The British Columbia Securities Commission (BCSC) has granted Ponderous Panda Capital Corp. (the Filer) an exemption from the requirement that audited financial statements must be accompanied by an auditor’s report expressing an unmodified opinion. This exemption pertains to the financial statements of the business acquired by the Filer for the year ended December 31, 2019, under section 3.3 of National Instrument 52-107 Acceptable Accounting Principles and Auditing Standards (NI 52-107).
The exemption was sought because the Filer’s auditor, PricewaterhouseCoopers LLP, could not verify the opening inventory quantities of the acquired business as of January 1, 2019, and therefore issued a modified opinion. However, the auditor was able to obtain sufficient evidence for the inventory balances as of December 31, 2019.

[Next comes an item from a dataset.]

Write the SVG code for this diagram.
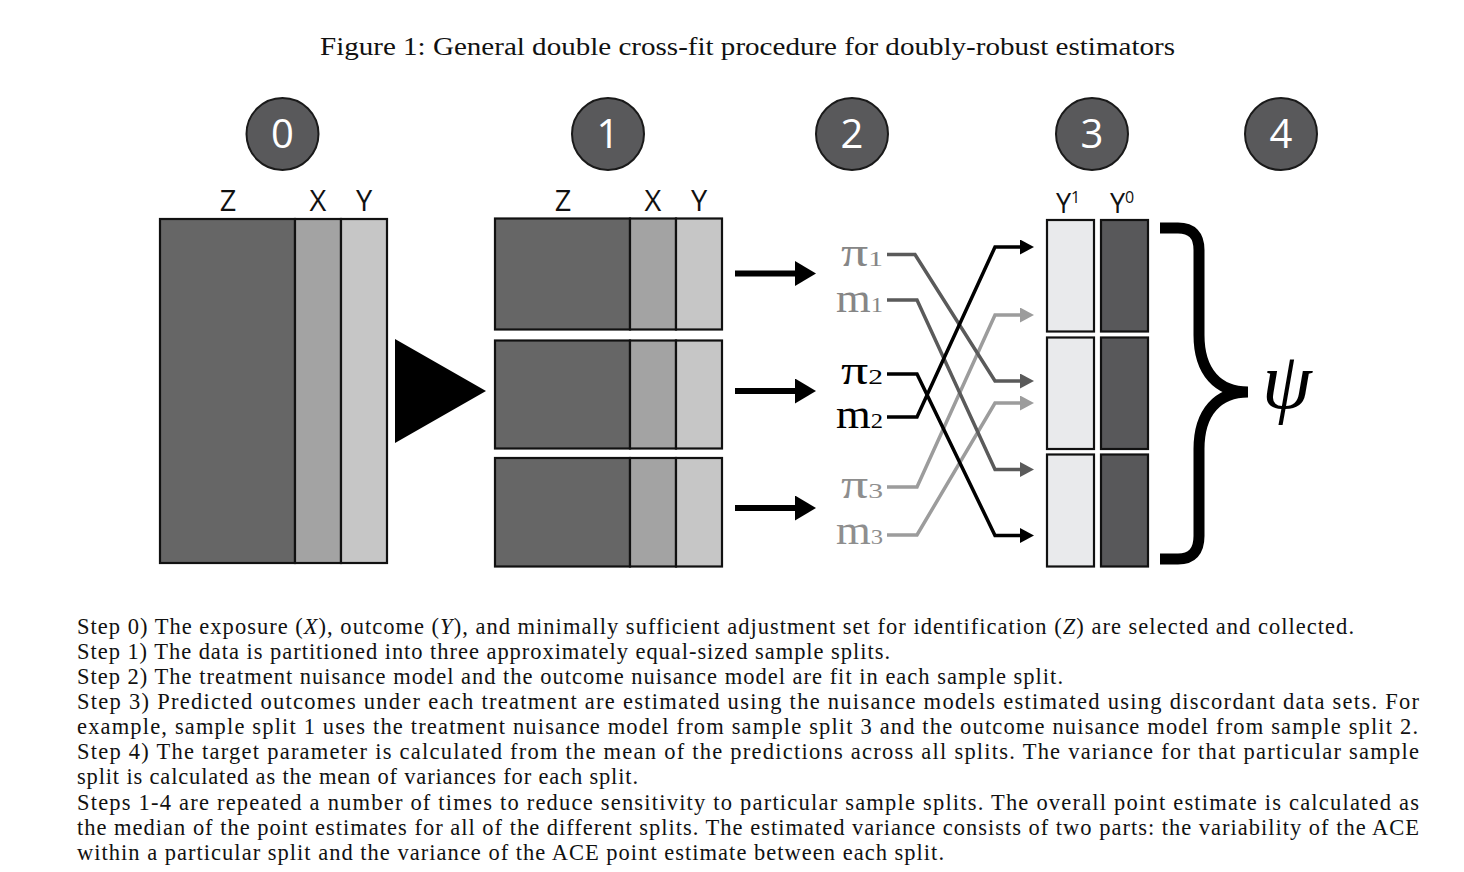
<svg xmlns="http://www.w3.org/2000/svg" width="1464" height="872" viewBox="0 0 1464 872">
<style>
.bg{fill:#ffffff}
.step circle{fill:#59595b;stroke:#1a1a1a;stroke-width:2}
.step text{font-family:"Open Sans","DejaVu Sans",sans-serif;font-size:40px;fill:#ffffff;text-anchor:middle}
.lab{font-family:"Open Sans","DejaVu Sans",sans-serif;font-size:29px;fill:#111;text-anchor:middle}
.ylab{font-family:"Open Sans","DejaVu Sans",sans-serif;font-size:27px;fill:#111}
.z{fill:#666666;stroke:#111;stroke-width:2.2}
.x{fill:#a3a3a3;stroke:#111;stroke-width:2.2}
.y{fill:#c6c6c6;stroke:#111;stroke-width:2.2}
.y1{fill:#e9eaec;stroke:#111;stroke-width:2.2}
.y0{fill:#58585a;stroke:#111;stroke-width:2.2}
.mdl{font-family:"Liberation Serif","Times New Roman",serif;font-size:40px}
.sub{font-size:22px}
.big{stroke:#000;stroke-width:6;fill:none;marker-end:url(#bigArrow)}
.cx{fill:none;stroke-width:3.5;stroke-linejoin:miter}
.k{stroke:#000;marker-end:url(#hK)}
.d{stroke:#5a5a5a;marker-end:url(#hD)}
.l{stroke:#9c9c9c;marker-end:url(#hL)}
.cap{font-family:"Liberation Serif","Times New Roman",serif;font-size:22.5px;fill:#111}
.title{font-family:"Liberation Serif","Times New Roman",serif;font-size:25px;fill:#111}
.m{font-style:italic}
</style>
<defs>
<marker id="bigArrow" markerUnits="userSpaceOnUse" markerWidth="22" markerHeight="26" refX="0" refY="12.5" orient="auto"><path d="M0,0 L21,12.5 L0,25 z" fill="#000"/></marker>
<marker id="hK" markerUnits="userSpaceOnUse" markerWidth="15" markerHeight="16" refX="0" refY="7.5" orient="auto"><path d="M0,0 L14,7.5 L0,15 z" fill="#000"/></marker>
<marker id="hD" markerUnits="userSpaceOnUse" markerWidth="15" markerHeight="16" refX="0" refY="7.5" orient="auto"><path d="M0,0 L14,7.5 L0,15 z" fill="#5a5a5a"/></marker>
<marker id="hL" markerUnits="userSpaceOnUse" markerWidth="15" markerHeight="16" refX="0" refY="7.5" orient="auto"><path d="M0,0 L14,7.5 L0,15 z" fill="#9c9c9c"/></marker>
</defs>
<rect class="bg" x="0" y="0" width="1464" height="872"/>

<text class="title" x="320" y="55" textLength="855" lengthAdjust="spacingAndGlyphs">Figure 1: General double cross-fit procedure for doubly-robust estimators</text>

<g id="step0" class="step"><circle cx="282.5" cy="134" r="36"/><text x="282.5" y="148">0</text></g>
<g id="step1" class="step"><circle cx="608" cy="134" r="36"/><text x="608" y="148">1</text></g>
<g id="step2" class="step"><circle cx="852" cy="134" r="36"/><text x="852" y="148">2</text></g>
<g id="step3" class="step"><circle cx="1092" cy="134" r="36"/><text x="1092" y="148">3</text></g>
<g id="step4" class="step"><circle cx="1281" cy="134" r="36"/><text x="1281" y="148">4</text></g>

<g id="fullData">
<text class="lab" x="228" y="211">Z</text><text class="lab" x="318" y="211">X</text><text class="lab" x="364" y="211">Y</text>
<rect class="z" x="160" y="219" width="135" height="344"/>
<rect class="x" x="295" y="219" width="46" height="344"/>
<rect class="y" x="341" y="219" width="46" height="344"/>
</g>

<g id="partition"><polygon points="395,339 486,391 395,443" fill="#000"/></g>

<g id="splits">
<text class="lab" x="563" y="211">Z</text><text class="lab" x="653" y="211">X</text><text class="lab" x="699" y="211">Y</text>
<g id="split1"><rect class="z" x="495" y="218.5" width="135" height="111"/><rect class="x" x="630" y="218.5" width="46" height="111"/><rect class="y" x="676" y="218.5" width="46" height="111"/></g>
<g id="split2"><rect class="z" x="495" y="340.5" width="135" height="108"/><rect class="x" x="630" y="340.5" width="46" height="108"/><rect class="y" x="676" y="340.5" width="46" height="108"/></g>
<g id="split3"><rect class="z" x="495" y="458" width="135" height="108.5"/><rect class="x" x="630" y="458" width="46" height="108.5"/><rect class="y" x="676" y="458" width="46" height="108.5"/></g>
</g>

<g id="models">
<text class="mdl" x="841" y="266" fill="#868686" textLength="42" lengthAdjust="spacingAndGlyphs">π<tspan class="sub">1</tspan></text>
<text class="mdl" x="836" y="312" fill="#868686" textLength="47" lengthAdjust="spacingAndGlyphs">m<tspan class="sub">1</tspan></text>
<text class="mdl" x="841" y="384" fill="#000" textLength="42" lengthAdjust="spacingAndGlyphs">π<tspan class="sub">2</tspan></text>
<text class="mdl" x="836" y="428" fill="#000" textLength="47" lengthAdjust="spacingAndGlyphs">m<tspan class="sub">2</tspan></text>
<text class="mdl" x="841" y="498" fill="#8e8e8e" textLength="42" lengthAdjust="spacingAndGlyphs">π<tspan class="sub">3</tspan></text>
<text class="mdl" x="836" y="544" fill="#8e8e8e" textLength="47" lengthAdjust="spacingAndGlyphs">m<tspan class="sub">3</tspan></text>
</g>

<g id="predictions">
<text class="ylab" x="1056" y="213">Y<tspan font-size="16" dy="-10">1</tspan></text>
<text class="ylab" x="1110" y="213">Y<tspan font-size="16" dy="-10">0</tspan></text>
<rect class="y1" x="1047" y="220" width="47" height="111.5"/><rect class="y0" x="1101" y="220" width="47" height="111.5"/>
<rect class="y1" x="1047" y="337.5" width="47" height="111.5"/><rect class="y0" x="1101" y="337.5" width="47" height="111.5"/>
<rect class="y1" x="1047" y="454.5" width="47" height="112"/><rect class="y0" x="1101" y="454.5" width="47" height="112"/>
</g>

<g id="estimate">
<path d="M1160,228 H1178 Q1199,228 1199,250 V335 C1199,372 1218,392 1248,392 M1248,392 C1218,392 1199,412 1199,449 V536 Q1199,559 1178,559 H1160" fill="none" stroke="#000" stroke-width="11"/>
<text x="1262" y="408" font-family="Liberation Serif,Times New Roman,serif" font-style="italic" font-size="80" fill="#000">ψ</text>
</g>

<g id="connectors">
<line class="big" x1="735" y1="273.5" x2="795" y2="273.5"/>
<line class="big" x1="735" y1="391" x2="795" y2="391"/>
<line class="big" x1="735" y1="508" x2="795" y2="508"/>
<polyline class="cx l" points="887,487 917,487 995,315 1020,315"/>
<polyline class="cx l" points="887,535 917,535 995,403 1020,403"/>
<polyline class="cx d" points="887,254.5 915,254.5 995,381 1020,381"/>
<polyline class="cx d" points="887,300 917,300 995,469.5 1020,469.5"/>
<polyline class="cx k" points="887,374 917,374 995,535.5 1020,535.5"/>
<polyline class="cx k" points="887,417 917,417 995,247 1020,247"/>
</g>

<g id="caption" class="cap">
<text x="77" y="633.5" textLength="1277">Step 0) The exposure (<tspan class="m">X</tspan>), outcome (<tspan class="m">Y</tspan>), and minimally sufficient adjustment set for identification (<tspan class="m">Z</tspan>) are selected and collected.</text>
<text x="77" y="658.6" textLength="813">Step 1) The data is partitioned into three approximately equal-sized sample splits.</text>
<text x="77" y="683.8" textLength="986">Step 2) The treatment nuisance model and the outcome nuisance model are fit in each sample split.</text>
<text x="77" y="708.9" textLength="1342">Step 3) Predicted outcomes under each treatment are estimated using the nuisance models estimated using discordant data sets.  For</text>
<text x="77" y="734.1" textLength="1341">example, sample split 1 uses the treatment nuisance model from sample split 3 and the outcome nuisance model from sample split 2.</text>
<text x="77" y="759.2" textLength="1342">Step 4) The target parameter is calculated from the mean of the predictions across all splits.  The variance for that particular sample</text>
<text x="77" y="784.4" textLength="561">split is calculated as the mean of variances for each split.</text>
<text x="77" y="809.5" textLength="1342">Steps 1-4 are repeated a number of times to reduce sensitivity to particular sample splits.  The overall point estimate is calculated as</text>
<text x="77" y="834.7" textLength="1342">the median of the point estimates for all of the different splits.  The estimated variance consists of two parts: the variability of the ACE</text>
<text x="77" y="859.8" textLength="867">within a particular split and the variance of the ACE point estimate between each split.</text>
</g>
</svg>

The Filer, a capital pool company listed on the TSX Venture Exchange, is in the process of a business combination with Wildpack Beverage Alberta Inc. (the Target), which will result in the Target becoming a subsidiary of the Filer. The Target, a non-reporting issuer, was previously a holding company with minimal operations until it acquired significant assets and liabilities of two operating entities in June 2020.

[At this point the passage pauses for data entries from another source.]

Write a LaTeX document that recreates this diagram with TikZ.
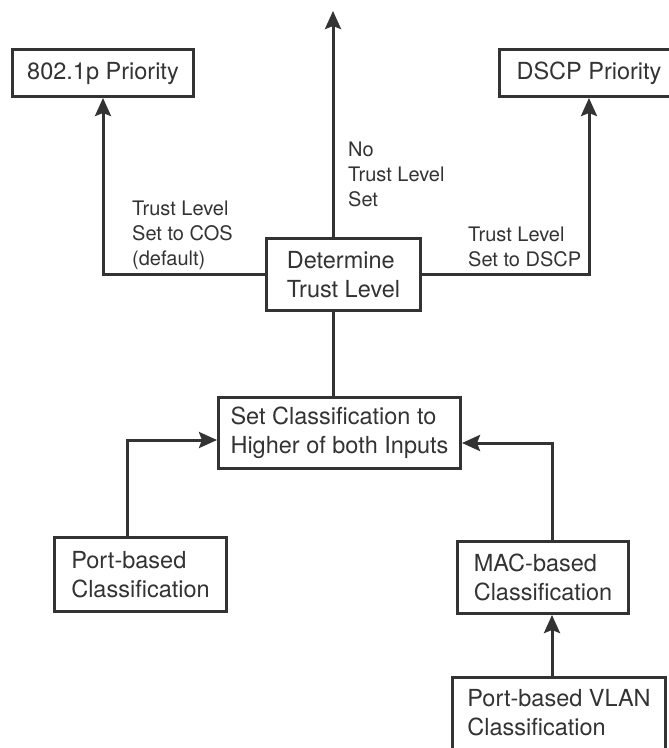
\documentclass[tikz,border=0pt]{standalone}
\usepackage{fontspec}
\setmainfont{TeX Gyre Heros}
\usetikzlibrary{arrows.meta,positioning}
\definecolor{ink}{HTML}{333333}

\begin{document}
\begin{tikzpicture}[
  x=1pt, y=-1pt,
  box/.style={draw=ink, line width=3pt, fill=white, text=ink, align=left, inner sep=0pt, font=\fontsize{23.5}{29}\selectfont},
  lbl/.style={anchor=north west, inner sep=0pt, align=left, text=ink, font=\fontsize{20}{25}\selectfont},
  arrow/.style={-{Stealth[length=18pt, width=16pt, inset=3pt]}, draw=ink, line width=3pt},
  link/.style={draw=ink, line width=3pt}
]
\useasboundingbox (0,0) rectangle (669,748);

% priority outputs
\node[box, minimum width=181pt, minimum height=47pt] (cos) at (103,73) {802.1p Priority};
\node[box, minimum width=180pt, minimum height=47pt] (dscp) at (589,73) {DSCP Priority};

% trust decision
\node[box, minimum width=154pt, minimum height=72pt] (det) at (343.5,274.5) {Determine\\Trust Level};
\node[box, minimum width=242pt, minimum height=71pt] (set) at (339.5,433) {Set Classification to\\Higher of both Inputs};

% classification inputs
\node[box, minimum width=172pt, minimum height=74pt] (port) at (140.5,574.5) {Port-based\\Classification};
\node[box, minimum width=171pt, minimum height=72pt] (mac) at (543,577.5) {MAC-based\\Classification};
\node[box, minimum width=213pt, minimum height=72pt] (vlan) at (559,713) {Port-based VLAN\\Classification};

\coordinate (top) at (333,11);
\coordinate (lbend) at (127,440);
\coordinate (rbend) at (552,443);

\draw[arrow] (det.north -| top) -- (top);
\draw[arrow] (det.west) -| (cos.south);
\draw[arrow] (det.east) -| (dscp.south);
\draw[link] (det.south -| top) -- (set.north -| top);
\draw[arrow] (port.north -| lbend) -- (lbend) -- (lbend -| set.west);
\draw[arrow] (mac.north -| rbend) -- (rbend) -- (rbend -| set.east);
\draw[arrow] (vlan.north -| rbend) -- (mac.south -| rbend);

\node[lbl] (coslbl) at (132,201) {Trust Level\\Set to COS\\(default)};
\node[lbl] (nolbl) at (348,142) {No\\Trust Level\\Set};
\node[lbl] (dscplbl) at (468,227) {Trust Level\\Set to DSCP};
\end{tikzpicture}
\end{document}
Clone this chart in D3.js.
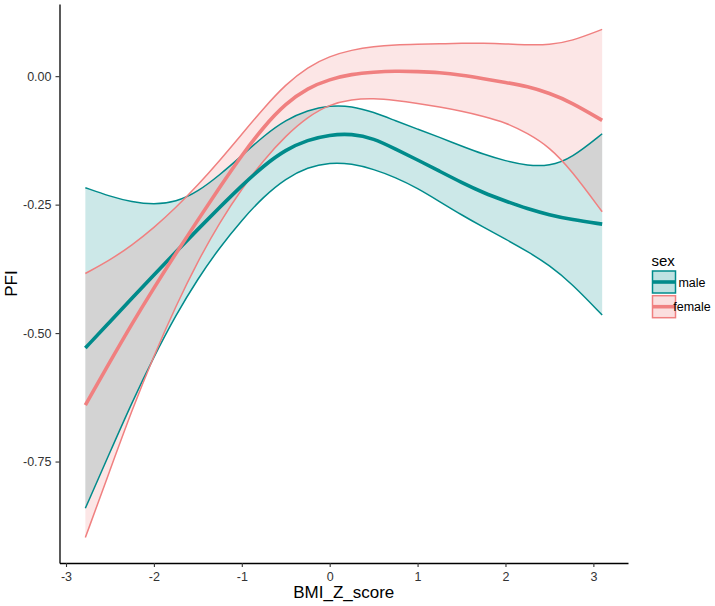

The exemption is conditional upon the Filer filing the required financial statements with the Filing Statement and the Resulting Issuer filing the financial statements within the prescribed period under section 4.10(2) of National Instrument 51-102 Continuous Disclosure Obligations (NI 51-102). The only modification in the auditor’s report must be related to the opening inventory (the Inventory Modification).
The decision is based on the understanding that the exemption meets the test set out in the securities legislation and is consistent with the guidance provided in paragraph 5.8(2) of Companion Policy 41-101CP to National Instrument 41-101 General Prospectus Requirements, which allows for qualified opinions on opening inventory under certain conditions.